L’expérience étant la somme des leçons tirées des réussites comme des échecs, le secteur de la mode africaine devrait s’inspirer de l’histoire du wax. « L’Afrique continue à se faire spolier », selon lui. C’est un produit historiquement confectionné en Afrique, il est traité en Hollande et revendu sur les marchés en Afrique et les Africains le paient au prix fort.
La valeur ajoutée est hollandaise. Il y a un levier économique qui est ignoré et cela outrepasse les règles internationales. On parle de commerce équitable (pour les denrées comme le café, les matières premières), il est grand temps de parler de commerce équitable avec le savoir-faire de l’Afrique, surtout au niveau du textile.
La désormais présence des couleurs et matières africaines sur les podiums des « Fashion week » des grandes villes occidentales contraste avec la situation peu radieuse des créateurs issus d’Afrique.
« L’Occident fait la pluie et le beau temps sur la mode africaine, analyse Max Court. Quelle est la perception de la mode occidentale sur cette mode africaine ? On crie au génie quand Gaultier met du basin sur une robe et on n’a du mal à se lancer sur une collection faite par un Africain.
Mais c’est une attitude condescendante.
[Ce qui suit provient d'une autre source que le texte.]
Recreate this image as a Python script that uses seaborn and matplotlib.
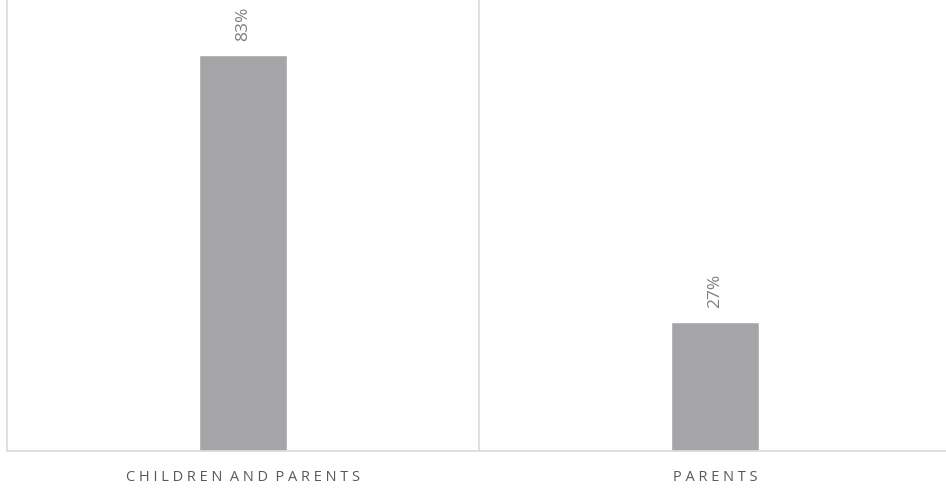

Tant qu’on utilisera de manière générale avec une certaine suffisance des termes comme pays en voie de développement, il y aura toujours ce fossé ».
Pour M. Court, « il est temps que l’Afrique se structure pour atteindre le rôle qui est le sien sur le marché international ». Et pour cela, les différentes diasporas africaines éparpillées dans le monde ont un rôle important à jouer.